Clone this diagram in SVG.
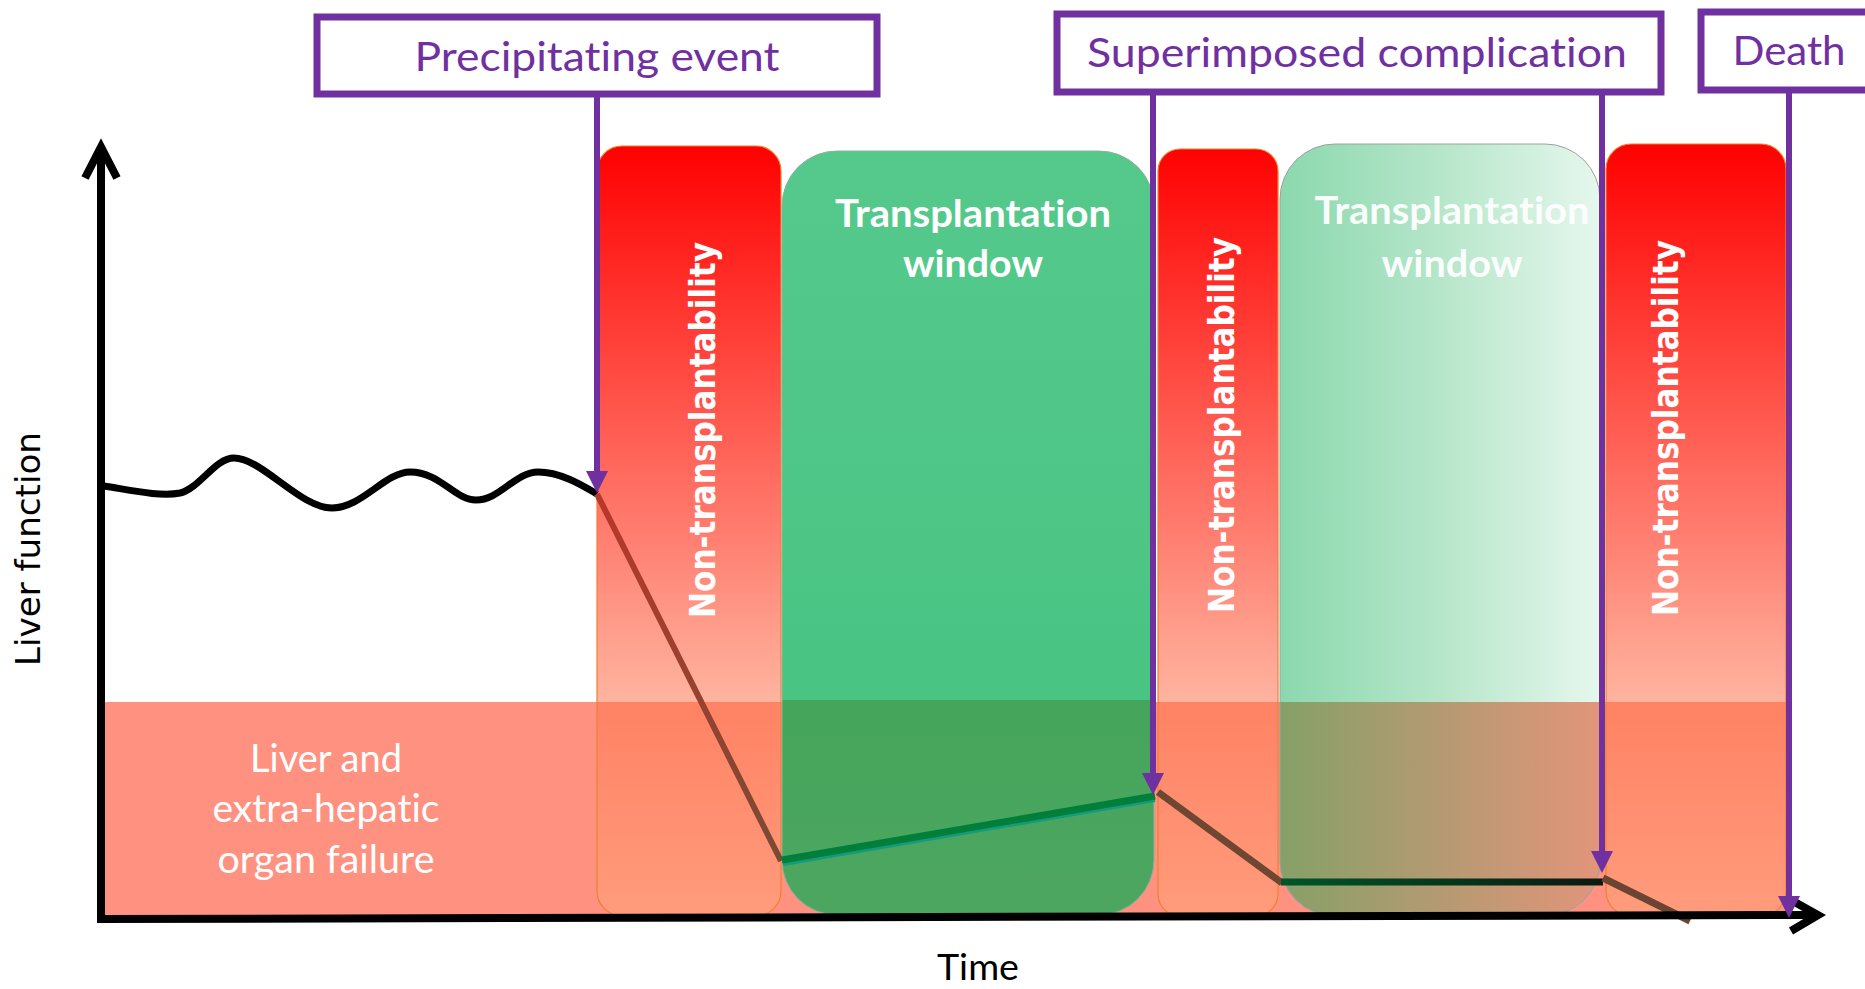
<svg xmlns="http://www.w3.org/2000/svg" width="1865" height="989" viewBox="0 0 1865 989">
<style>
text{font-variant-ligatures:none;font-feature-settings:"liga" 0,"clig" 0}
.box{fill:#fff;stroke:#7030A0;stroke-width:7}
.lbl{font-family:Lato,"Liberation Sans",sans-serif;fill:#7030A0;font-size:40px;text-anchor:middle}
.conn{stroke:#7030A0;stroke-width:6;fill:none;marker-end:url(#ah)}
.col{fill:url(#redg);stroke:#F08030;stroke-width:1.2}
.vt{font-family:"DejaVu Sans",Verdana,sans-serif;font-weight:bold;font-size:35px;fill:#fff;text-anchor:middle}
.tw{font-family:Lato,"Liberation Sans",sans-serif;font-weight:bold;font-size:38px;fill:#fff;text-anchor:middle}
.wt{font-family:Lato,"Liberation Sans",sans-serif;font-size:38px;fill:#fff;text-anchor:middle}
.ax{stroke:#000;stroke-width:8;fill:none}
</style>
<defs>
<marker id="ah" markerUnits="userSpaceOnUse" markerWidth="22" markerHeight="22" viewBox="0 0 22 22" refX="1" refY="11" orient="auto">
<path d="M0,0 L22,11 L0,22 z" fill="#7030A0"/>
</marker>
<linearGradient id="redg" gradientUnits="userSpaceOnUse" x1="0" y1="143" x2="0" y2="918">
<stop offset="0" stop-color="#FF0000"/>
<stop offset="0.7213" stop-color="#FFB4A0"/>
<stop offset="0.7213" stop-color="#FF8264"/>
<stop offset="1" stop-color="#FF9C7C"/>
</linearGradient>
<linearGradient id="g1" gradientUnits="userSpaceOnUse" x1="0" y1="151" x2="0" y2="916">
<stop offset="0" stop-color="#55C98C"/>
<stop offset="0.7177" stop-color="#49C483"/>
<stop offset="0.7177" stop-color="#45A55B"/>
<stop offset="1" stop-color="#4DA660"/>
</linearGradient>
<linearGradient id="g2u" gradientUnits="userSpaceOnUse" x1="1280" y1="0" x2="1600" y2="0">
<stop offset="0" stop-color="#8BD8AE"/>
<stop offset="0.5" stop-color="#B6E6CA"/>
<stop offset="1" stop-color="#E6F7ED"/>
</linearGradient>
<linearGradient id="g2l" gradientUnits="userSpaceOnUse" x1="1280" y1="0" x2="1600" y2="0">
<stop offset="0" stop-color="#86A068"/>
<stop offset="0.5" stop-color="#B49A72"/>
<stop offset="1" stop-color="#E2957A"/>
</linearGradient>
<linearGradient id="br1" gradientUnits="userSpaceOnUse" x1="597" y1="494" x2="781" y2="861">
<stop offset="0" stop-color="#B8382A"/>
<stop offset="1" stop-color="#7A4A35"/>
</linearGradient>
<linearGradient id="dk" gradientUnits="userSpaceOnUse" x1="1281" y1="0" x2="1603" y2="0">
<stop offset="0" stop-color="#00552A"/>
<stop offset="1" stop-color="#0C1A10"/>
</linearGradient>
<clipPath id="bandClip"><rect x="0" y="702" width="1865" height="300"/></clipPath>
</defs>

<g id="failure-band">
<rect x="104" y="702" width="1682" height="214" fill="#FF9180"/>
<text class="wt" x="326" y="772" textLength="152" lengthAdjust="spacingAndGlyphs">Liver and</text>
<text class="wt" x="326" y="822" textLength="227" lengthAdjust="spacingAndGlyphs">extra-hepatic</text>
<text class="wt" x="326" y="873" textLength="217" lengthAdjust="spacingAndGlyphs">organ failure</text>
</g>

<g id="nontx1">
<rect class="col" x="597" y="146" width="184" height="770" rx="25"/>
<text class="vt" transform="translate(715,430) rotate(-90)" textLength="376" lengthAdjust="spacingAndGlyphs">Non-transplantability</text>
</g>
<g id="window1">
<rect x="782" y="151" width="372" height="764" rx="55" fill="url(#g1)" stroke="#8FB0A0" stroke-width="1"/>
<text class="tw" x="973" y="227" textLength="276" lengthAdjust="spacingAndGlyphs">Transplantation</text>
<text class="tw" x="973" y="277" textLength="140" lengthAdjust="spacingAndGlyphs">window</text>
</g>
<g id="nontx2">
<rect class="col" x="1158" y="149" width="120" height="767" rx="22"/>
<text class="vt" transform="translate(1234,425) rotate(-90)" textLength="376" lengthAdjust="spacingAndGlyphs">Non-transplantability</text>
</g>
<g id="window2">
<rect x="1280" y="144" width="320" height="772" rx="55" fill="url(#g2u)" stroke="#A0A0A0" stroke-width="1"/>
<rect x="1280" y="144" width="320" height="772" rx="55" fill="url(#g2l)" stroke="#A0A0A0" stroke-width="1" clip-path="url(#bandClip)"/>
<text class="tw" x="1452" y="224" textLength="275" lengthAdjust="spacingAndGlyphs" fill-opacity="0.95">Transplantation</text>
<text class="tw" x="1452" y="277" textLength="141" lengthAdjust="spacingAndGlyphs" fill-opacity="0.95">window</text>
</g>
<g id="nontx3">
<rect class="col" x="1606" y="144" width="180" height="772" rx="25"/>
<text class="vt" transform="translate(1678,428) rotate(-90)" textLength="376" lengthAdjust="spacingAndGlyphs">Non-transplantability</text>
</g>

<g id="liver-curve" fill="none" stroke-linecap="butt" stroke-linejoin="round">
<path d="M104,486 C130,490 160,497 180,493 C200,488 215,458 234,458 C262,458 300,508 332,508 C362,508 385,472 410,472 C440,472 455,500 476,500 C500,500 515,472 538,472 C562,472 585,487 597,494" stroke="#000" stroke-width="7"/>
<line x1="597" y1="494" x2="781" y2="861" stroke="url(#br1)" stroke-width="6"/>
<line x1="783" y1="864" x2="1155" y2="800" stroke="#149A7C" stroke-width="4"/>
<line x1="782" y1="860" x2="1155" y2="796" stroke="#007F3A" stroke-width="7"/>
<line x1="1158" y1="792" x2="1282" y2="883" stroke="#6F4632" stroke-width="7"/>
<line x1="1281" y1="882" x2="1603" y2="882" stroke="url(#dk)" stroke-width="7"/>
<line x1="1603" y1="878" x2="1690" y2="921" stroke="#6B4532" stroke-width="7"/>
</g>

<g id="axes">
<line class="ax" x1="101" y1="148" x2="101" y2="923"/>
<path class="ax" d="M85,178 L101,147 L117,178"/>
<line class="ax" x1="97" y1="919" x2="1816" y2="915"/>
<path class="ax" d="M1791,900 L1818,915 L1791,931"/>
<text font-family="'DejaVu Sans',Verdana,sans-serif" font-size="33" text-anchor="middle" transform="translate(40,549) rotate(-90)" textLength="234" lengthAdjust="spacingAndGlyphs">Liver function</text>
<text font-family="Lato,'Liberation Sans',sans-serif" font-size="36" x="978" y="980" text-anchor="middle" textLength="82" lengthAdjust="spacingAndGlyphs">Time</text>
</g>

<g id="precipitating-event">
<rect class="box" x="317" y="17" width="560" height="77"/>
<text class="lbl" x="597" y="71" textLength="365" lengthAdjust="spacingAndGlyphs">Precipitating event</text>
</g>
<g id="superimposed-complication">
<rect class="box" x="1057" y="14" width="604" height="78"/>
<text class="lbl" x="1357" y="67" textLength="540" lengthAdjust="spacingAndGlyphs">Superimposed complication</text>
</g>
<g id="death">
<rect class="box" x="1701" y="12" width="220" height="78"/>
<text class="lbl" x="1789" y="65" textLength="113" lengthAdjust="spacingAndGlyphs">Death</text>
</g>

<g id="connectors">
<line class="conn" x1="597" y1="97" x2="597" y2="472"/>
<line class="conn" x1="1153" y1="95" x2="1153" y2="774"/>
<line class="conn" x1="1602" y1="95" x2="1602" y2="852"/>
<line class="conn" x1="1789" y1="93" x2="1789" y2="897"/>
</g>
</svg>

______

**GOAL**
Could you repeat all of the material exactly? Pictures should not be copied.

**COMPLETE OUTPUT**
Clone this diagram in SVG.
<svg xmlns="http://www.w3.org/2000/svg" width="1865" height="989" viewBox="0 0 1865 989">
<style>
text{font-variant-ligatures:none;font-feature-settings:"liga" 0,"clig" 0}
.box{fill:#fff;stroke:#7030A0;stroke-width:7}
.lbl{font-family:Lato,"Liberation Sans",sans-serif;fill:#7030A0;font-size:40px;text-anchor:middle}
.conn{stroke:#7030A0;stroke-width:6;fill:none;marker-end:url(#ah)}
.col{fill:url(#redg);stroke:#F08030;stroke-width:1.2}
.vt{font-family:"DejaVu Sans",Verdana,sans-serif;font-weight:bold;font-size:35px;fill:#fff;text-anchor:middle}
.tw{font-family:Lato,"Liberation Sans",sans-serif;font-weight:bold;font-size:38px;fill:#fff;text-anchor:middle}
.wt{font-family:Lato,"Liberation Sans",sans-serif;font-size:38px;fill:#fff;text-anchor:middle}
.ax{stroke:#000;stroke-width:8;fill:none}
</style>
<defs>
<marker id="ah" markerUnits="userSpaceOnUse" markerWidth="22" markerHeight="22" viewBox="0 0 22 22" refX="1" refY="11" orient="auto">
<path d="M0,0 L22,11 L0,22 z" fill="#7030A0"/>
</marker>
<linearGradient id="redg" gradientUnits="userSpaceOnUse" x1="0" y1="143" x2="0" y2="918">
<stop offset="0" stop-color="#FF0000"/>
<stop offset="0.7213" stop-color="#FFB4A0"/>
<stop offset="0.7213" stop-color="#FF8264"/>
<stop offset="1" stop-color="#FF9C7C"/>
</linearGradient>
<linearGradient id="g1" gradientUnits="userSpaceOnUse" x1="0" y1="151" x2="0" y2="916">
<stop offset="0" stop-color="#55C98C"/>
<stop offset="0.7177" stop-color="#49C483"/>
<stop offset="0.7177" stop-color="#45A55B"/>
<stop offset="1" stop-color="#4DA660"/>
</linearGradient>
<linearGradient id="g2u" gradientUnits="userSpaceOnUse" x1="1280" y1="0" x2="1600" y2="0">
<stop offset="0" stop-color="#8BD8AE"/>
<stop offset="0.5" stop-color="#B6E6CA"/>
<stop offset="1" stop-color="#E6F7ED"/>
</linearGradient>
<linearGradient id="g2l" gradientUnits="userSpaceOnUse" x1="1280" y1="0" x2="1600" y2="0">
<stop offset="0" stop-color="#86A068"/>
<stop offset="0.5" stop-color="#B49A72"/>
<stop offset="1" stop-color="#E2957A"/>
</linearGradient>
<linearGradient id="br1" gradientUnits="userSpaceOnUse" x1="597" y1="494" x2="781" y2="861">
<stop offset="0" stop-color="#B8382A"/>
<stop offset="1" stop-color="#7A4A35"/>
</linearGradient>
<linearGradient id="dk" gradientUnits="userSpaceOnUse" x1="1281" y1="0" x2="1603" y2="0">
<stop offset="0" stop-color="#00552A"/>
<stop offset="1" stop-color="#0C1A10"/>
</linearGradient>
<clipPath id="bandClip"><rect x="0" y="702" width="1865" height="300"/></clipPath>
</defs>

<g id="failure-band">
<rect x="104" y="702" width="1682" height="214" fill="#FF9180"/>
<text class="wt" x="326" y="772" textLength="152" lengthAdjust="spacingAndGlyphs">Liver and</text>
<text class="wt" x="326" y="822" textLength="227" lengthAdjust="spacingAndGlyphs">extra-hepatic</text>
<text class="wt" x="326" y="873" textLength="217" lengthAdjust="spacingAndGlyphs">organ failure</text>
</g>

<g id="nontx1">
<rect class="col" x="597" y="146" width="184" height="770" rx="25"/>
<text class="vt" transform="translate(715,430) rotate(-90)" textLength="376" lengthAdjust="spacingAndGlyphs">Non-transplantability</text>
</g>
<g id="window1">
<rect x="782" y="151" width="372" height="764" rx="55" fill="url(#g1)" stroke="#8FB0A0" stroke-width="1"/>
<text class="tw" x="973" y="227" textLength="276" lengthAdjust="spacingAndGlyphs">Transplantation</text>
<text class="tw" x="973" y="277" textLength="140" lengthAdjust="spacingAndGlyphs">window</text>
</g>
<g id="nontx2">
<rect class="col" x="1158" y="149" width="120" height="767" rx="22"/>
<text class="vt" transform="translate(1234,425) rotate(-90)" textLength="376" lengthAdjust="spacingAndGlyphs">Non-transplantability</text>
</g>
<g id="window2">
<rect x="1280" y="144" width="320" height="772" rx="55" fill="url(#g2u)" stroke="#A0A0A0" stroke-width="1"/>
<rect x="1280" y="144" width="320" height="772" rx="55" fill="url(#g2l)" stroke="#A0A0A0" stroke-width="1" clip-path="url(#bandClip)"/>
<text class="tw" x="1452" y="224" textLength="275" lengthAdjust="spacingAndGlyphs" fill-opacity="0.95">Transplantation</text>
<text class="tw" x="1452" y="277" textLength="141" lengthAdjust="spacingAndGlyphs" fill-opacity="0.95">window</text>
</g>
<g id="nontx3">
<rect class="col" x="1606" y="144" width="180" height="772" rx="25"/>
<text class="vt" transform="translate(1678,428) rotate(-90)" textLength="376" lengthAdjust="spacingAndGlyphs">Non-transplantability</text>
</g>

<g id="liver-curve" fill="none" stroke-linecap="butt" stroke-linejoin="round">
<path d="M104,486 C130,490 160,497 180,493 C200,488 215,458 234,458 C262,458 300,508 332,508 C362,508 385,472 410,472 C440,472 455,500 476,500 C500,500 515,472 538,472 C562,472 585,487 597,494" stroke="#000" stroke-width="7"/>
<line x1="597" y1="494" x2="781" y2="861" stroke="url(#br1)" stroke-width="6"/>
<line x1="783" y1="864" x2="1155" y2="800" stroke="#149A7C" stroke-width="4"/>
<line x1="782" y1="860" x2="1155" y2="796" stroke="#007F3A" stroke-width="7"/>
<line x1="1158" y1="792" x2="1282" y2="883" stroke="#6F4632" stroke-width="7"/>
<line x1="1281" y1="882" x2="1603" y2="882" stroke="url(#dk)" stroke-width="7"/>
<line x1="1603" y1="878" x2="1690" y2="921" stroke="#6B4532" stroke-width="7"/>
</g>

<g id="axes">
<line class="ax" x1="101" y1="148" x2="101" y2="923"/>
<path class="ax" d="M85,178 L101,147 L117,178"/>
<line class="ax" x1="97" y1="919" x2="1816" y2="915"/>
<path class="ax" d="M1791,900 L1818,915 L1791,931"/>
<text font-family="'DejaVu Sans',Verdana,sans-serif" font-size="33" text-anchor="middle" transform="translate(40,549) rotate(-90)" textLength="234" lengthAdjust="spacingAndGlyphs">Liver function</text>
<text font-family="Lato,'Liberation Sans',sans-serif" font-size="36" x="978" y="980" text-anchor="middle" textLength="82" lengthAdjust="spacingAndGlyphs">Time</text>
</g>

<g id="precipitating-event">
<rect class="box" x="317" y="17" width="560" height="77"/>
<text class="lbl" x="597" y="71" textLength="365" lengthAdjust="spacingAndGlyphs">Precipitating event</text>
</g>
<g id="superimposed-complication">
<rect class="box" x="1057" y="14" width="604" height="78"/>
<text class="lbl" x="1357" y="67" textLength="540" lengthAdjust="spacingAndGlyphs">Superimposed complication</text>
</g>
<g id="death">
<rect class="box" x="1701" y="12" width="220" height="78"/>
<text class="lbl" x="1789" y="65" textLength="113" lengthAdjust="spacingAndGlyphs">Death</text>
</g>

<g id="connectors">
<line class="conn" x1="597" y1="97" x2="597" y2="472"/>
<line class="conn" x1="1153" y1="95" x2="1153" y2="774"/>
<line class="conn" x1="1602" y1="95" x2="1602" y2="852"/>
<line class="conn" x1="1789" y1="93" x2="1789" y2="897"/>
</g>
</svg>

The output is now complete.